Problem: Repeat the listing in full. Nothing may be added or left out.

Supplied material:

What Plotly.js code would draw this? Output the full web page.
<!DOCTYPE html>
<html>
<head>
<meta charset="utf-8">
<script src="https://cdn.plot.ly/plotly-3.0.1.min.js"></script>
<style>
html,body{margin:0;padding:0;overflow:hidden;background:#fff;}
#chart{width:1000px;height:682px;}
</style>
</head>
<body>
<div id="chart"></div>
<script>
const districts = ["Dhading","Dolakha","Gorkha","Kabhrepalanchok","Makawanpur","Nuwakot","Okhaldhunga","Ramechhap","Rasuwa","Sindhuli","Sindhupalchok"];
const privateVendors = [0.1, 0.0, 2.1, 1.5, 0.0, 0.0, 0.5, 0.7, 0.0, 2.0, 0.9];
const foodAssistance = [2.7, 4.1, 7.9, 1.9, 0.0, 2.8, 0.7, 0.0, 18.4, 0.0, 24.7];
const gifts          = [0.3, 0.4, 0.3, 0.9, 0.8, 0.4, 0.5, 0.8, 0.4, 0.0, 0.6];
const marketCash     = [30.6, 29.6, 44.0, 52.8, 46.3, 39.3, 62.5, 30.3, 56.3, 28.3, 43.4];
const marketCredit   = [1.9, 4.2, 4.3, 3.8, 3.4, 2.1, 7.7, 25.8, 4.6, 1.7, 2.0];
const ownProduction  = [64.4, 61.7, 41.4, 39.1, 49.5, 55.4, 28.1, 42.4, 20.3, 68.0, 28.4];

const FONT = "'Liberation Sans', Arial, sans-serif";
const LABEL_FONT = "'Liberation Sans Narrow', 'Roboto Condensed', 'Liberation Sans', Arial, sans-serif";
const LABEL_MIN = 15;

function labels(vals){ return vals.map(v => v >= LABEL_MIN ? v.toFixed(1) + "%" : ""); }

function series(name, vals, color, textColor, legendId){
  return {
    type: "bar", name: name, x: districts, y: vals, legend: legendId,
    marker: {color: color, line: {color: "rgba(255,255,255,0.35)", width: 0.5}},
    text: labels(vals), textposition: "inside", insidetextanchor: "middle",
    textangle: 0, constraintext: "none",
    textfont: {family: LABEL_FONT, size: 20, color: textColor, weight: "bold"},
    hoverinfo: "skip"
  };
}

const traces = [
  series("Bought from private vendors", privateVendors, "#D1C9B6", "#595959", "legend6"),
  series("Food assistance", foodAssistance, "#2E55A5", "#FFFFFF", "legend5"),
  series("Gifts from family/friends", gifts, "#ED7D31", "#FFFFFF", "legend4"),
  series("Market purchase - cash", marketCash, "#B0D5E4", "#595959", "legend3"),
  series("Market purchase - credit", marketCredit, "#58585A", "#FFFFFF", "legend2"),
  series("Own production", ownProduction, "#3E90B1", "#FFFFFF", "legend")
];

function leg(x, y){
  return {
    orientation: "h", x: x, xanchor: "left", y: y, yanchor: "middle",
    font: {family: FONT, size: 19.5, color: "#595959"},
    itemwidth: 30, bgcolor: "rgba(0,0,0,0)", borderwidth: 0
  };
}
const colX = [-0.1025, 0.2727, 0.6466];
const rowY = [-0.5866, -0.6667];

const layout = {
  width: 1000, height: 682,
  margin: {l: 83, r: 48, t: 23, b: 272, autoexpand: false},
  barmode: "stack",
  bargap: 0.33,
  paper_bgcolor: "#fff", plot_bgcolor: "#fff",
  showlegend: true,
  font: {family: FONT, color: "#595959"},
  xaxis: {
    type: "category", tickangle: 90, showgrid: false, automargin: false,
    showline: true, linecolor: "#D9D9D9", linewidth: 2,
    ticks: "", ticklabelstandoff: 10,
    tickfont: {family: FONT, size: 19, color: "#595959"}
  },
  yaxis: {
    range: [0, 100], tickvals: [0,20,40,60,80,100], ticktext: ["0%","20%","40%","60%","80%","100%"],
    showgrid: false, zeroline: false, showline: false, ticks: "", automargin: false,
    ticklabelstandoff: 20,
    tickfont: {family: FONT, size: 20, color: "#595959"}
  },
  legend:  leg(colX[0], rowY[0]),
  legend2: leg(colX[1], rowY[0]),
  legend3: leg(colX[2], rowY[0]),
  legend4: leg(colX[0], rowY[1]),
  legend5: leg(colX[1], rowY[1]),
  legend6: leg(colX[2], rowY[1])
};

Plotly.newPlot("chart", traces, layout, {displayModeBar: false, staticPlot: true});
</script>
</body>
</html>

Answer below:
What Plotly.js code would draw this? Output the full web page.
<!DOCTYPE html>
<html>
<head>
<meta charset="utf-8">
<script src="https://cdn.plot.ly/plotly-3.0.1.min.js"></script>
<style>
html,body{margin:0;padding:0;overflow:hidden;background:#fff;}
#chart{width:1000px;height:682px;}
</style>
</head>
<body>
<div id="chart"></div>
<script>
const districts = ["Dhading","Dolakha","Gorkha","Kabhrepalanchok","Makawanpur","Nuwakot","Okhaldhunga","Ramechhap","Rasuwa","Sindhuli","Sindhupalchok"];
const privateVendors = [0.1, 0.0, 2.1, 1.5, 0.0, 0.0, 0.5, 0.7, 0.0, 2.0, 0.9];
const foodAssistance = [2.7, 4.1, 7.9, 1.9, 0.0, 2.8, 0.7, 0.0, 18.4, 0.0, 24.7];
const gifts          = [0.3, 0.4, 0.3, 0.9, 0.8, 0.4, 0.5, 0.8, 0.4, 0.0, 0.6];
const marketCash     = [30.6, 29.6, 44.0, 52.8, 46.3, 39.3, 62.5, 30.3, 56.3, 28.3, 43.4];
const marketCredit   = [1.9, 4.2, 4.3, 3.8, 3.4, 2.1, 7.7, 25.8, 4.6, 1.7, 2.0];
const ownProduction  = [64.4, 61.7, 41.4, 39.1, 49.5, 55.4, 28.1, 42.4, 20.3, 68.0, 28.4];

const FONT = "'Liberation Sans', Arial, sans-serif";
const LABEL_FONT = "'Liberation Sans Narrow', 'Roboto Condensed', 'Liberation Sans', Arial, sans-serif";
const LABEL_MIN = 15;

function labels(vals){ return vals.map(v => v >= LABEL_MIN ? v.toFixed(1) + "%" : ""); }

function series(name, vals, color, textColor, legendId){
  return {
    type: "bar", name: name, x: districts, y: vals, legend: legendId,
    marker: {color: color, line: {color: "rgba(255,255,255,0.35)", width: 0.5}},
    text: labels(vals), textposition: "inside", insidetextanchor: "middle",
    textangle: 0, constraintext: "none",
    textfont: {family: LABEL_FONT, size: 20, color: textColor, weight: "bold"},
    hoverinfo: "skip"
  };
}

const traces = [
  series("Bought from private vendors", privateVendors, "#D1C9B6", "#595959", "legend6"),
  series("Food assistance", foodAssistance, "#2E55A5", "#FFFFFF", "legend5"),
  series("Gifts from family/friends", gifts, "#ED7D31", "#FFFFFF", "legend4"),
  series("Market purchase - cash", marketCash, "#B0D5E4", "#595959", "legend3"),
  series("Market purchase - credit", marketCredit, "#58585A", "#FFFFFF", "legend2"),
  series("Own production", ownProduction, "#3E90B1", "#FFFFFF", "legend")
];

function leg(x, y){
  return {
    orientation: "h", x: x, xanchor: "left", y: y, yanchor: "middle",
    font: {family: FONT, size: 19.5, color: "#595959"},
    itemwidth: 30, bgcolor: "rgba(0,0,0,0)", borderwidth: 0
  };
}
const colX = [-0.1025, 0.2727, 0.6466];
const rowY = [-0.5866, -0.6667];

const layout = {
  width: 1000, height: 682,
  margin: {l: 83, r: 48, t: 23, b: 272, autoexpand: false},
  barmode: "stack",
  bargap: 0.33,
  paper_bgcolor: "#fff", plot_bgcolor: "#fff",
  showlegend: true,
  font: {family: FONT, color: "#595959"},
  xaxis: {
    type: "category", tickangle: 90, showgrid: false, automargin: false,
    showline: true, linecolor: "#D9D9D9", linewidth: 2,
    ticks: "", ticklabelstandoff: 10,
    tickfont: {family: FONT, size: 19, color: "#595959"}
  },
  yaxis: {
    range: [0, 100], tickvals: [0,20,40,60,80,100], ticktext: ["0%","20%","40%","60%","80%","100%"],
    showgrid: false, zeroline: false, showline: false, ticks: "", automargin: false,
    ticklabelstandoff: 20,
    tickfont: {family: FONT, size: 20, color: "#595959"}
  },
  legend:  leg(colX[0], rowY[0]),
  legend2: leg(colX[1], rowY[0]),
  legend3: leg(colX[2], rowY[0]),
  legend4: leg(colX[0], rowY[1]),
  legend5: leg(colX[1], rowY[1]),
  legend6: leg(colX[2], rowY[1])
};

Plotly.newPlot("chart", traces, layout, {displayModeBar: false, staticPlot: true});
</script>
</body>
</html>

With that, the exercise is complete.